Another aspect of the present invention relates to a method for assembling a fiber optic device. The method includes providing a connector including a housing having a first end positioned opposite from a second end. The connector also includes a ferrule that is spring biased toward the first end of the housing. The ferrule defines a longitudinal ferrule passage. The second end of the housing defines an access opening. Adhesive is provided to the ferrule passage by inserting an adhesive delivering tool through the access opening. After the adhesive has been provided to the passage of the ferrule, an extension piece is connected to the second end of the housing.
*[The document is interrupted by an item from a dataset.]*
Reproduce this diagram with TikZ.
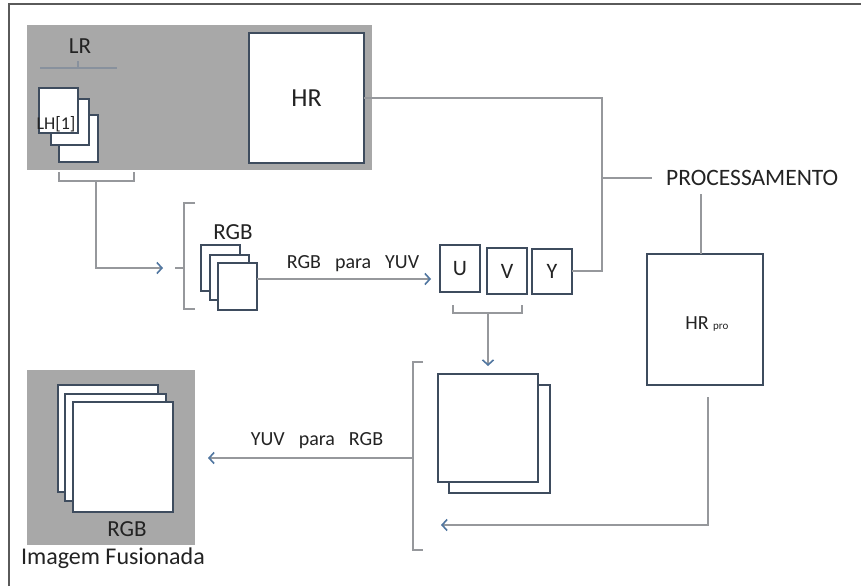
\documentclass[tikz,border=0pt]{standalone}
\usepackage{fontspec}
\setmainfont{Carlito}
\usetikzlibrary{arrows.meta}
\definecolor{panelgray}{RGB}{168,168,168}
\definecolor{boxc}{RGB}{62,76,94}
\definecolor{linec}{RGB}{150,152,156}
\definecolor{arrowc}{RGB}{80,118,160}
\definecolor{txtc}{RGB}{35,35,35}
\definecolor{framec}{RGB}{90,90,90}
\tikzset{
  panel/.style={fill=panelgray, draw=none, inner sep=0pt, outer sep=0pt, anchor=north west},
  pbox/.style={draw=boxc, line width=1.8pt, fill=white, inner sep=0pt, outer sep=0pt, anchor=north west},
  conn/.style={draw=linec, line width=1.3pt},
  arr/.style={conn, -{Straight Barb[length=5pt,width=11pt,line width=1.6pt,color=arrowc]}},
  lbl/.style={text=txtc, inner sep=0pt},
}
\newcommand{\fs}[1]{\fontsize{#1}{#1}\selectfont}
\begin{document}
\begin{tikzpicture}[x=1pt,y=-1pt]
\useasboundingbox (0,0) rectangle (861,586);
\fill[white] (0,0) rectangle (861,586);
% frame
\draw[framec, line width=1.2pt] (9,586) -- (9,4) -- (861,4);
% top panel
\node[panel, minimum width=345pt, minimum height=145pt] (toppanel) at (27,25) {};
\node[pbox, minimum width=115pt, minimum height=130pt] (hr) at (249,33) {};
\node[lbl, font=\fs{26}] at (hr.center) {HR};
% LR
\node[lbl, font=\fs{23}] (lr) at (80,46) {LR};
\coordinate (lrl) at (40,68);
\coordinate (lrr) at (117,68);
\draw[conn, draw=linec!80!arrowc] (lrl) -- (lrr);
\draw[conn, draw=linec!80!arrowc] (78,68) -- (78,61);
\node[pbox, minimum width=39pt, minimum height=47pt] (lh3) at (59,115) {};
\node[pbox, minimum width=38pt, minimum height=46pt] (lh2) at (51,99) {};
\node[pbox, minimum width=39pt, minimum height=45pt] (lh1) at (39,88) {};
\node[lbl, font=\fs{18}] (lhtext) at (56,124) {LH[1]};
% bracket under LR stack
\coordinate (bl1) at (59,172);
\coordinate (bl2) at (134,172);
\draw[conn] (bl1) -- (59,181) -- (134,181) -- (bl2);
\coordinate (bmid) at (96,181);
\coordinate (a1end) at (163,268);
\draw[arr] (bmid) -- (96,268) -- (a1end);
% RGB bracket
\draw[conn] (195,203) -- (184,203) -- (184,309) -- (195,309);
\draw[conn] (175,268) -- (184,268);
\node[lbl, font=\fs{23}] (rgbtxt) at (233,232) {RGB};
\node[pbox, minimum width=39pt, minimum height=46pt] (rgb1) at (201,245) {};
\node[pbox, minimum width=39pt, minimum height=45pt] (rgb2) at (210,255) {};
\node[pbox, minimum width=39pt, minimum height=47pt] (rgb3) at (218,263) {};
% U V Y
\node[pbox, minimum width=40pt, minimum height=47pt] (u) at (440,245) {};
\node[lbl, font=\fs{22}] at (u.center) {U};
\node[pbox, minimum width=40pt, minimum height=46pt] (v) at (487,248) {};
\node[lbl, font=\fs{22}] at (v.center) {V};
\node[pbox, minimum width=40pt, minimum height=45pt] (y) at (532,249) {};
\node[lbl, font=\fs{22}] at (y.center) {Y};
\coordinate (rgbarr) at (431,279);
\draw[arr] (rgb3.east |- rgbarr) -- (rgbarr);
\node[lbl, font=\fs{20}] (l1) at (353,264) {RGB\hspace{14pt}para\hspace{14pt}YUV};
% Y / HR to processing
\coordinate (junc) at (602,178);
\draw[conn] (y.east |- 0,271) -- (602,271) -- (602,98) -- (hr.east |- 0,98) -- (toppanel.east |- 0,98);
\coordinate (procl) at (652,178);
\draw[conn] (junc) -- (procl);
\node[lbl, font=\fs{23.5}, anchor=west] (proc) at (666,178) {PROCESSAMENTO};
% HR pro
\node[pbox, minimum width=116pt, minimum height=131pt] (hrpro) at (647,254) {};
\draw[conn] (701,194) -- (hrpro.north -| 701,0);
\node[lbl, font=\fs{20}] (hrprot) at (697,323) {HR};
\node[lbl, font=\fs{11}, anchor=west] at (713,328) {pro};
% UV bracket
\draw[conn] (453,305) -- (453,313) -- (522,313) -- (522,305);
\coordinate (uvarr) at (488,366);
\draw[arr] (488,313) -- (uvarr);
% big stack
\node[pbox, minimum width=101pt, minimum height=108pt] (big2) at (449,385) {};
\node[pbox, minimum width=100pt, minimum height=108pt] (big1) at (438,374) {};
% big bracket
\draw[conn] (423,362) -- (413,362) -- (413,550) -- (423,550);
\coordinate (bbmid) at (405,458);
\draw[conn] (bbmid) -- (413,458);
\coordinate (outarr) at (208,458);
\draw[arr] (bbmid) -- (outarr);
\node[lbl, font=\fs{20}] (l2) at (317,441) {YUV\hspace{14pt}para\hspace{14pt}RGB};
% HR pro return
\coordinate (retarr) at (441,525);
\draw[arr] (hrpro.south -| 708,0) ++(0,12) -- (708,525) -- (retarr);
% bottom-left panel
\node[panel, minimum width=168pt, minimum height=175pt] (botpanel) at (27,370) {};
\node[pbox, minimum width=100pt, minimum height=107pt] (f1) at (58,385) {};
\node[pbox, minimum width=101pt, minimum height=107pt] (f2) at (65,394) {};
\node[pbox, minimum width=100pt, minimum height=110pt] (f3) at (73,402) {};
\node[lbl, font=\fs{23}] (rgbout) at (127,529) {RGB};
\node[lbl, font=\fs{24}] (fus) at (113,558) {Imagem Fusionada};
\end{tikzpicture}
\end{document}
Also after the adhesive has been provided, a fiber of a fiber optic cable is inserted within the ferrule passage. The method further includes inserting at least a portion of the fiber optic cable through the extension passage and the access opening, and securing at least a portion of the fiber optic cable to an exterior of the extension piece.
A variety of advantages of the invention will be set forth in part in the description that follows, and in part will be apparent from the description, or may be learned by practicing the invention. It is to be understood that both the foregoing general description and the following detailed description are explanatory only and are not restrictive of the invention as claimed.